US Supreme Court Agrees to Hear Case on Abortion Law
The US Supreme Court agreed Friday to hear a challenge to restrictive abortion law in Louisiana, taking up a flashpoint issue that will serve as a test for two new conservative judges appointed by President Donald Trump.
The nine justices will examine the merits of an abortion law adopted in 2014 in the conservative southern state.
The court issued an injunction in February blocking the law from taking effect, but without ruling on what it actually stipulates.
A decision in the case would come before the end of the Supreme Court’s term in June 2020, just months before the US presidential election.
The law states that doctors at Louisiana abortion clinics must have to admit privileges at a hospital within 30 miles (50 kilometers) of where the procedure is being carried out.
Abortion rights advocates say this restriction is extreme and would force the closure of most of the state’s clinics, leaving it with just one doctor authorized to perform abortions.
Louisiana says the stipulation in the law is needed because of the risk of a complication arising during abortions and the need to be able to transfer a patient to a nearby hospital.
Around 10,000 abortions are performed each year in the state.
After years of legal wrangling, a federal appeals court upheld the law last year.
Critics of the bill filed an urgent lawsuit with the Supreme Court and just as the law was about to take effect in February, the high court voted 5-4 to block it — but did not rule on the law’s merits.
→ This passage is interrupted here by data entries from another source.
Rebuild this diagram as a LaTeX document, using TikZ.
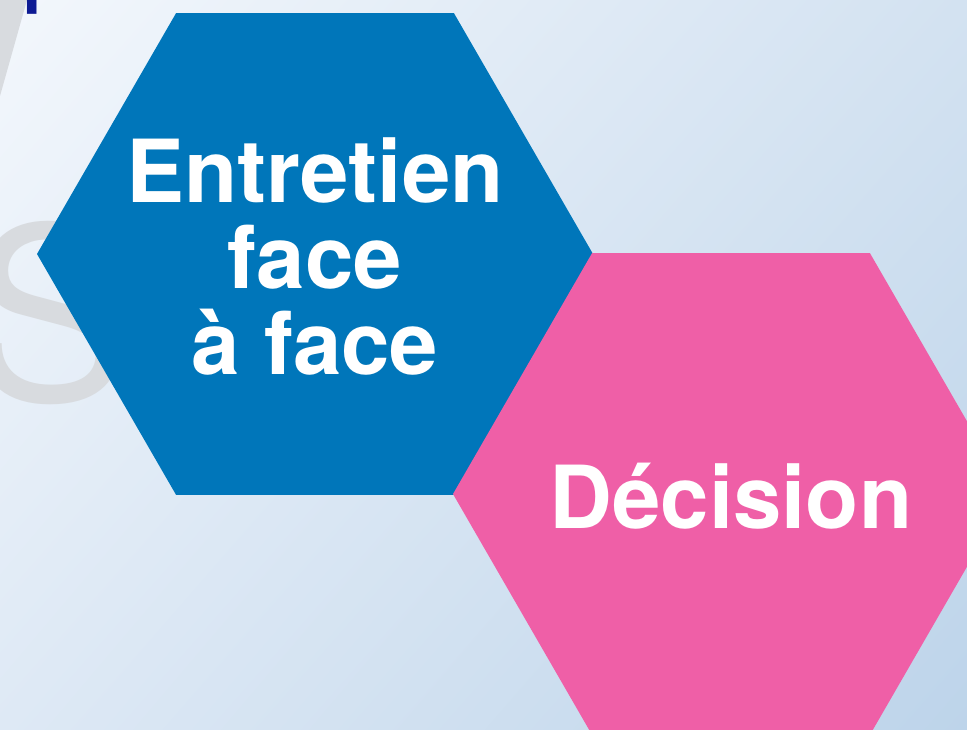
\documentclass[tikz,border=0pt]{standalone}
\usepackage{fontspec}
\setmainfont{TeX Gyre Heros}
\usetikzlibrary{shadings}
\definecolor{hexblue}{HTML}{0076BA}
\definecolor{hexpink}{HTML}{EF5FA7}
\definecolor{navy}{HTML}{0D1A93}
\definecolor{ghost}{HTML}{D8DBDF}
\definecolor{bgA}{HTML}{F3F7FC}
\definecolor{bgB}{HTML}{D3E2F1}
\definecolor{bgC}{HTML}{DEE9F5}
\definecolor{bgD}{HTML}{BDD4EA}
\begin{document}
\begin{tikzpicture}[x=1pt,y=-1pt,semithick]
	\tikzstyle{label}=[inner sep=0pt,text=white,align=center,
					font=\bfseries\fontsize{87}{86}\selectfont]
	
	\useasboundingbox (0,0) rectangle (967,730);
	\clip (0,0) rectangle (967,730);
	\shade[upper left=bgA,upper right=bgB,lower left=bgC,lower right=bgD]
		(0,0) rectangle (967,730);
	
	% faded letters behind
	\fill[ghost] (0,0) -- (27,0) -- (0,96) -- cycle;
	\node[text=ghost,font=\fontsize{240}{240}\selectfont,inner sep=0pt] (G_0) at (50,313) {S};
	\node[anchor=base west,text=navy,font=\bfseries\fontsize{68}{68}\selectfont,inner sep=0pt] (T_0) at (23,0) {pour un entretien};
	
	\coordinate (C_0) at (315,254);
	\coordinate (C_1) at (731,494);
	\fill[hexblue] (C_0) +(0:278) -- +(60:278) -- +(120:278) -- +(180:278) -- +(240:278) -- +(300:278) -- cycle;
	\fill[hexpink] (C_1) +(0:278) -- +(60:278) -- +(120:278) -- +(180:278) -- +(240:278) -- +(300:278) -- cycle;
	
	\node[label] (H_0) at ([yshift=-2pt]C_0) {Entretien\\face\\à face};
	\node[label] (H_1) at ([yshift=-2pt]C_1) {Décision};
\end{tikzpicture}
\end{document}
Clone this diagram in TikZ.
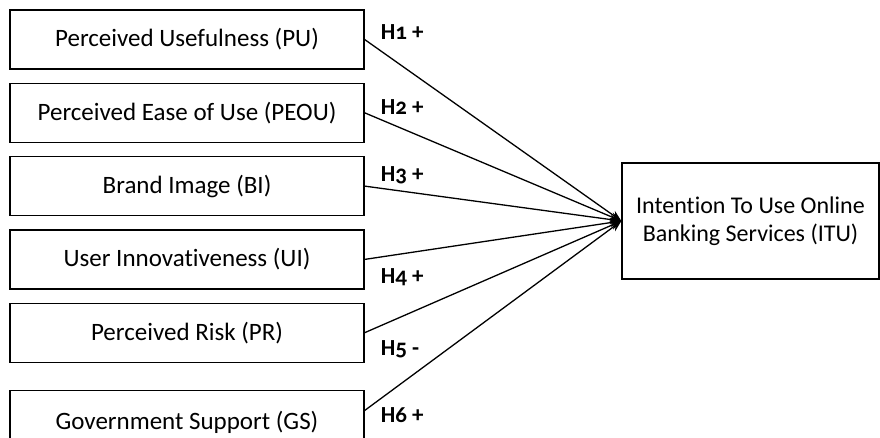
\documentclass[tikz,border=0pt]{standalone}
\usepackage{fontspec}
\setmainfont[Ligatures=NoCommon]{Carlito}
\newfontfamily\hypfont[Numbers=OldStyle]{Carlito}
\usetikzlibrary{positioning, arrows.meta}

\begin{document}
\begin{tikzpicture}[
    x=1pt, y=-1pt,
    >=Stealth,
    node distance=13pt and 1cm,
    cbox/.style={draw, line width=1.3pt, minimum width=354pt, minimum height=59pt,
                 inner sep=0pt, font=\fontsize{25}{29}\selectfont},
    tbox/.style={draw, line width=1.3pt, minimum width=257pt, minimum height=116pt,
                 inner sep=0pt, align=center, font=\fontsize{24}{28}\selectfont},
    hlab/.style={anchor=base west, inner sep=0pt, font=\hypfont\bfseries\fontsize{23}{27}\selectfont},
    arrow/.style={-{Stealth[length=11pt, width=9pt]}, line width=1.3pt},
]
\path[use as bounding box, clip] (0,0) rectangle (880,437);

% ============================================================
% Constructs (left column)
% ============================================================
\node[cbox] (PU) at (187,39.5) {Perceived Usefulness (PU)};
\node[cbox, below=of PU] (PEOU) {Perceived Ease of Use (PEOU)};
\node[cbox, below=of PEOU] (BI) {Brand Image (BI)};
\node[cbox, below=of BI] (UI) {User Innovativeness (UI)};
\node[cbox, below=of UI] (PR) {Perceived Risk (PR)};
\node[cbox, below=27pt of PR, minimum height=64pt] (GS) {Government Support (GS)};

% Dependent variable
\node[tbox] (ITU) at (750.5,221) {Intention To Use Online\\Banking Services (ITU)};

% ============================================================
% Hypotheses
% ============================================================
\draw[arrow] (PU.east) -- (ITU.west);
\draw[arrow] (PEOU.east) -- (ITU.west);
\draw[arrow] (BI.east) -- (ITU.west);
\draw[arrow] (UI.east) -- (ITU.west);
\draw[arrow] (PR.east) -- (ITU.west);
\draw[arrow] ([yshift=12pt]GS.east) -- (ITU.west);

\node[hlab] (h1) at ([xshift=16pt]PU.east) {H1 +};
\node[hlab] (h2) at ([xshift=16pt, yshift=-1.5pt]PEOU.east) {H2 +};
\node[hlab] (h3) at ([xshift=16pt, yshift=5pt]BI.east) {H3 +};
\node[hlab] (h4) at ([xshift=16pt, yshift=-24pt]UI.east) {H4 +};
\node[hlab] (h5) at ([xshift=16pt, yshift=-22.5pt]PR.east) {H5 -};
\node[hlab] (h6) at ([xshift=16pt]GS.east) {H6 +};

\end{tikzpicture}
\end{document}
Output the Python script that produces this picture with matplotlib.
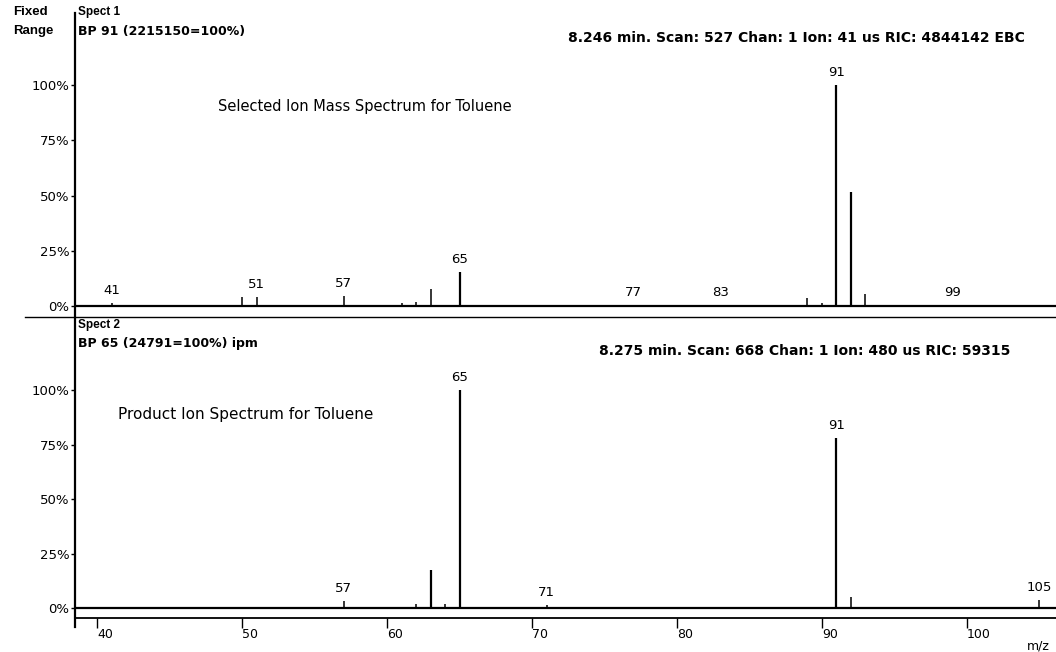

I
n June 2016, the court struck down a Texas abortion law similar to the one it will now consider.
The Supreme Court’s deliberations will come right in the middle of the 2020 presidential campaign — and its eventual ruling will be the first meaty decision on the hot-button issue since Trump appointed Justices Neil Gorsuch and Brett Kavanaugh, shifting the court’s balance to the right.
In February, the pair voted to allow the Louisiana law to take effect.
But Chief Justice John Roberts, a conservative who voted in favor of the Texas law, sided with the four progressives on the bench in suspending the Louisiana measure.
On both sides of the abortion debate, people are watching to see what Roberts does now.